3.2.2. Bedeli ödenerek "gizli bağış" şeklinde gerçekleştirilen işlemler hakkında ise anılan Yargıtay İçtihadı Birleştirme Kararının doğrudan bağlayıcı olma niteliği yoktur. Bunun yanı sıra; karara, yorum yoluyla gizli bağış iddialarına yönelik olarak uygulama olanağı sağlanamayacağı, Hukuk Genel Kurulunun 30.12.1992 tarihli 586/782; 21.09.1994 tarihli 248/538; 21.12.1994 tarihli 667/856; 11.10.1995 tarihli 1995/1-608 sayılı kararlarında belirtilmiş, Dairenin yargısal uygulaması bu doğrultuda kararlılık kazanmıştır. Ancak gizli bağış şeklinde gerçekleştirilen işlem bulunduğu iddiası bakımından şartların mevcut olması halinde tenkis incelemesi yapılabileceği kuşkusuzdur.

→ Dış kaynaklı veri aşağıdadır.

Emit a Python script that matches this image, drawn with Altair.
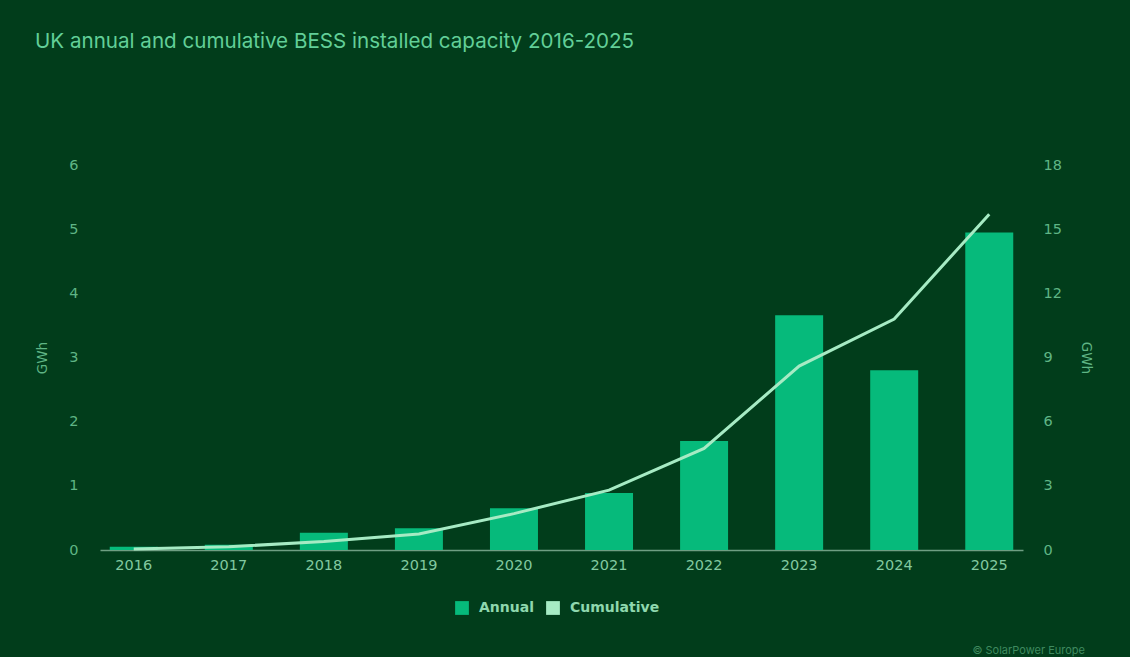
import altair as alt
import pandas as pd

years = ["2016", "2017", "2018", "2019", "2020", "2021", "2022", "2023", "2024", "2025"]
annual = [0.05, 0.08, 0.27, 0.34, 0.65, 0.89, 1.70, 3.66, 2.80, 4.95]
cumulative = [0.05, 0.15, 0.40, 0.75, 1.70, 2.80, 4.75, 8.60, 10.80, 15.70]

BG = "#013d1b"
BAR = "#06ba7b"
LINE = "#a6ebc4"
TXT = "#5fb585"
FONT = "Inter"
LFONT = "DejaVu Sans"

df = pd.DataFrame({"year": years, "annual": annual, "cumulative": cumulative, "series": ["Annual"] * len(years)})

xenc = alt.X("year:N", title=None,
             scale=alt.Scale(paddingInner=0.49, paddingOuter=0.1),
             axis=alt.Axis(labelAngle=0, labelColor="#82c9a0", labelFontSize=14.5, labelPadding=8,
                           labelFont=LFONT, ticks=False, domainColor="#6f9f83", domainWidth=1.5,
                           grid=False))

bars = alt.Chart(df).mark_bar(size=48).encode(
    x=xenc,
    y=alt.Y("annual:Q", scale=alt.Scale(domain=[0, 6]),
            axis=alt.Axis(title="GWh", orient="left", values=[0, 1, 2, 3, 4, 5, 6], grid=False,
                          domain=False, ticks=False, labelPadding=22, labelColor=TXT,
                          labelFontSize=14.5, labelFont=LFONT, titleColor=TXT, titleFontSize=13.5,
                          titleFont=LFONT, titleFontWeight="normal", titlePadding=19)),
    color=alt.Color("series:N", scale=alt.Scale(domain=["Annual", "Cumulative"], range=[BAR, LINE]),
                    legend=alt.Legend(title=None, orient="none", legendX=355, legendY=436,
                                      direction="horizontal", symbolType="square", symbolSize=190,
                                      symbolStrokeWidth=0, labelColor="#8fd8ae", labelFontSize=14,
                                      labelFontWeight="bold", labelFont=LFONT, columnPadding=12,
                                      labelOffset=10)),
)

line = alt.Chart(df).mark_line(strokeWidth=3, color=LINE).encode(
    x=alt.X("year:N"),
    y=alt.Y("cumulative:Q", scale=alt.Scale(domain=[0, 18]),
            axis=alt.Axis(title="GWh", orient="right", values=[0, 3, 6, 9, 12, 15, 18], grid=False,
                          domain=False, ticks=False, labelPadding=20, labelColor=TXT,
                          labelFontSize=14.5, labelFont=LFONT, titleColor=TXT, titleFontSize=13.5,
                          titleFont=LFONT, titleFontWeight="normal", titlePadding=17)),
)

credit = alt.Chart(pd.DataFrame({"t": ["© SolarPower Europe"]})).mark_text(
    align="right", baseline="middle", fontSize=11, font=FONT, color="#3f8a5f"
).encode(text="t:N", x=alt.value(985), y=alt.value(486))

chart = alt.layer(bars, line, credit).resolve_scale(y="independent").properties(
    width=923, height=385,
    padding={"left": 100, "top": 165, "right": 107, "bottom": 107},
    autosize=alt.AutoSizeParams(type="none"),
    background=BG,
    title=alt.Title("UK annual and cumulative BESS installed capacity 2016-2025",
                    anchor="start", frame="group", color="#62cf98", fontSize=20.6,
                    font=FONT, fontWeight="normal", dx=-65, offset=104),
).configure_view(stroke=None)

chart.save("out.html", embed_options={"renderer": "svg", "actions": False})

3.2.3. Tenkis (indirim) davası, mirasbırakanın saklı payları zedeleyen ölüme bağlı veya sağlar arası kazandırmaların (bağış) yasal sınıra çekilmesini amaçlayan, öncesine etkili, yenilik doğurucu (inşai) davalardandır. Tenkis davasının dinlenebilmesi için öncelikli koşul; mirasbırakanın ölüme bağlı veya sağlar arası bir kazandırma işlemi ile saklı pay sahiplerinin haklarını zedelemiş olmasıdır.

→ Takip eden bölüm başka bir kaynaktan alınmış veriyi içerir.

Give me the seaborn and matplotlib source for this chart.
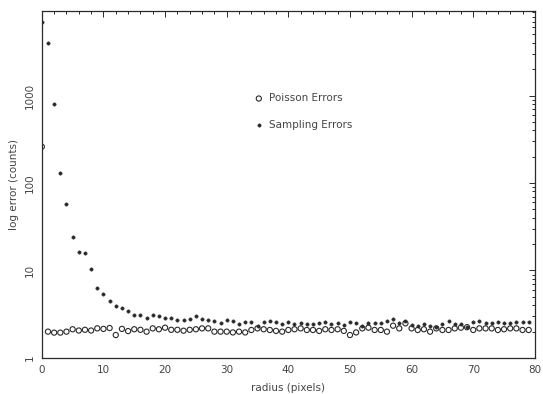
import numpy as np
import pandas as pd
import matplotlib
matplotlib.use("Agg")
import matplotlib.pyplot as plt
import seaborn as sns
from matplotlib.ticker import FixedLocator, LogLocator, MultipleLocator, NullFormatter

radius = list(range(80))

sampling = [6900, 4000, 800, 130, 57, 24, 16.3, 16, 10.4, 6.3,
            5.4, 4.5, 3.9, 3.76, 3.4, 3.1, 3.1, 2.84, 3.1, 3.05,
            2.84, 2.9, 2.72, 2.72, 2.77, 3.0, 2.8, 2.72, 2.65, 2.5,
            2.72, 2.68, 2.45, 2.6, 2.56, 2.34, 2.56, 2.68, 2.6, 2.43,
            2.6, 2.43, 2.53, 2.43, 2.43, 2.5, 2.6, 2.43, 2.5, 2.4,
            2.6, 2.5, 2.3, 2.5, 2.5, 2.53, 2.65, 2.8, 2.5, 2.65,
            2.4, 2.3, 2.43, 2.34, 2.28, 2.43, 2.65, 2.43, 2.43, 2.28,
            2.6, 2.65, 2.49, 2.49, 2.6, 2.49, 2.49, 2.56, 2.56, 2.56]

poisson = [260, 2.0, 1.95, 1.95, 2.0, 2.13, 2.06, 2.1, 2.06, 2.18,
           2.15, 2.2, 1.83, 2.15, 2.03, 2.13, 2.1, 2.0, 2.18, 2.13,
           2.22, 2.1, 2.1, 2.05, 2.1, 2.13, 2.18, 2.18, 2.0, 2.0,
           2.0, 1.96, 2.0, 1.96, 2.09, 2.18, 2.13, 2.09, 2.04, 2.0,
           2.09, 2.13, 2.18, 2.09, 2.09, 2.04, 2.13, 2.09, 2.13, 2.04,
           1.83, 1.96, 2.18, 2.22, 2.09, 2.09, 2.0, 2.34, 2.18, 2.49,
           2.18, 2.09, 2.13, 2.0, 2.18, 2.09, 2.09, 2.18, 2.22, 2.25,
           2.09, 2.18, 2.18, 2.18, 2.09, 2.13, 2.18, 2.18, 2.09, 2.09]

x_ticks = [0, 10, 20, 30, 40, 50, 60, 70, 80]
y_ticks = [1, 10, 100, 1000]
y_ticklabels = ["1", "10", "100", "1000"]

df = pd.DataFrame({"radius": radius, "Poisson Errors": poisson, "Sampling Errors": sampling})

sns.set_style("white")
plt.rcParams["font.family"] = ["DejaVu Sans"]
ink = "#2a2a2a"
txt = "#444444"

fig = plt.figure(figsize=(5.43, 3.94), dpi=100)
ax = fig.add_axes([0.077, 0.0914, 0.908, 0.8806])

sns.scatterplot(data=df, x="radius", y="Poisson Errors", ax=ax, marker="o",
                s=14, facecolors="none", edgecolor=ink, linewidth=0.8,
                label="Poisson Errors")
sns.scatterplot(data=df, x="radius", y="Sampling Errors", ax=ax, marker="o",
                s=6, color=ink, edgecolor=ink, linewidth=0.3,
                label="Sampling Errors")

ax.set_yscale("log")
ax.set_xlim(0, 80)
ax.set_ylim(1, 9240)
ax.xaxis.set_major_locator(FixedLocator(x_ticks))
ax.xaxis.set_minor_locator(MultipleLocator(2))
ax.yaxis.set_major_locator(FixedLocator(y_ticks))
ax.set_yticklabels(y_ticklabels, rotation=90, va="center")
ax.yaxis.set_minor_locator(LogLocator(base=10, subs=np.arange(2, 10)))
ax.yaxis.set_minor_formatter(NullFormatter())

ax.tick_params(which="both", direction="in", top=True, right=True,
               colors=ink, labelsize=7.5, labelcolor=txt, width=0.7)
ax.tick_params(which="major", length=4, pad=5)
ax.tick_params(which="minor", length=2)
for sp in ax.spines.values():
    sp.set_color(ink)
    sp.set_linewidth(0.9)

ax.set_xlabel("radius (pixels)", fontsize=7.5, color=txt, labelpad=6)
ax.set_ylabel("log error (counts)", fontsize=7.5, color=txt, labelpad=4)

ax.legend(loc="upper left", bbox_to_anchor=(0.40, 0.79), frameon=False,
          fontsize=7.5, handletextpad=0.0, labelspacing=1.6, markerscale=1.0,
          labelcolor=txt)

fig.savefig("out.png", dpi=100)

Diğer taraftan; tenkis davalarında ileri sürülen iddia gizli bağış ( para bağışı ) niteliğinde ise, bir başka ifade ile mirasbırakan tarafından davalıya kayda dayalı bir devir yapılmamış ise, mirasbırakanın davalıya para bağışladığı gözetilerek, elden bağışlanan bu paranın mirasbırakanın ölüm tarihinde ulaşacağı miktarın denkleştirici adalet ilkesi uyarınca tespit edilmesi ve tespit edilen bu değer üzerinden tenkis hesabının yapılması gerekmektedir.
3.3. Değerlendirme
Dosya içeriğine, toplanan delillere, (III) no.lu bentte yer verilen İlk Derece Mahkemesi kararının gerekçesine, (IV./3.) no.lu bentte yer verilen Bölge Adliye Mahkemesi kararının gerekçesine göre, yazılı şekilde karar verilmesinde bir isabetsizlik bulunmamaktadır.
VI. SONUÇ
Açıklanan nedenlerle; asıl ve birleştirilen davalarda davacılar vekili ile asıl ve birleştirilen davalarda davalı vekilinin yerinde bulunmayan temyiz itirazlarının reddiyle usul ve yasaya uygun olan Bölge Adliye Mahkemesi kararının 6100 sayılı HMK'nın 370. maddesi uyarınca ONANMASINA, aşağıda yazılı 21,40 TL bakiye onama harcının asıl ve birleştirilen davalarda davacılardan, 10.058,55 TL bakiye onama harcının asıl ve birleştirilen davalarda davalıdan alınmasına 05/04/2022 tarihinde kesin olmak üzere oybirliğiyle karar verildi.